学校が荒れると教師と生徒の関係が時に逆転します。生徒は教師をおまえ呼ばわりし、そこにリスペクトはありません。それまで当たり前のように生徒のことをおまえ呼ばわりしていた教師は自分がおまえと呼ばれれることに戸惑いを覚えます。愕然とすることもあります。「先生に対して何という態度だ!」教師は叱責しますが効果がないことが少なくありません。生徒は引き下がらず、ますますエスカレートします。

こうした状況はやがて他の生徒にも広がっていきます。
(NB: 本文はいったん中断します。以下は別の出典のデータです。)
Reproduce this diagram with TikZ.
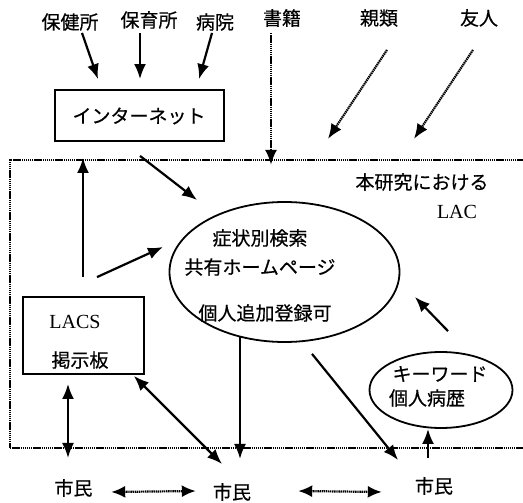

教師の指導に不満を持っていた生徒が力を誇示するようになります。教師への反発は次第にエスカレートし、秩序が崩壊していきます。一般の生徒の中にも教師の言うことを聞かない生徒が増えていきます。「先生なんてちょろいもんだ」そう思う生徒が出てきて、そうした流れを喜ぶ者も現れます。指導はまったく効果を発揮せず、教師は次第に無力感に陥ります。

保護者と教師の関係も逆転します。「先生」として一目置いているように見えた保護者の態度が変わります。「体罰があったからではないか」「指導が適切ではないのではないか」「いじめがあったのではないか」「教師が生徒になめられている」それまで言いたいことを我慢していた保護者が教師を糾弾します。

逆転の構図はあっと言う間にできあがります。そしてこのような構図の中にいる生徒と教師は不幸です。そんな構図を絶対につくってはいけないと強く思います。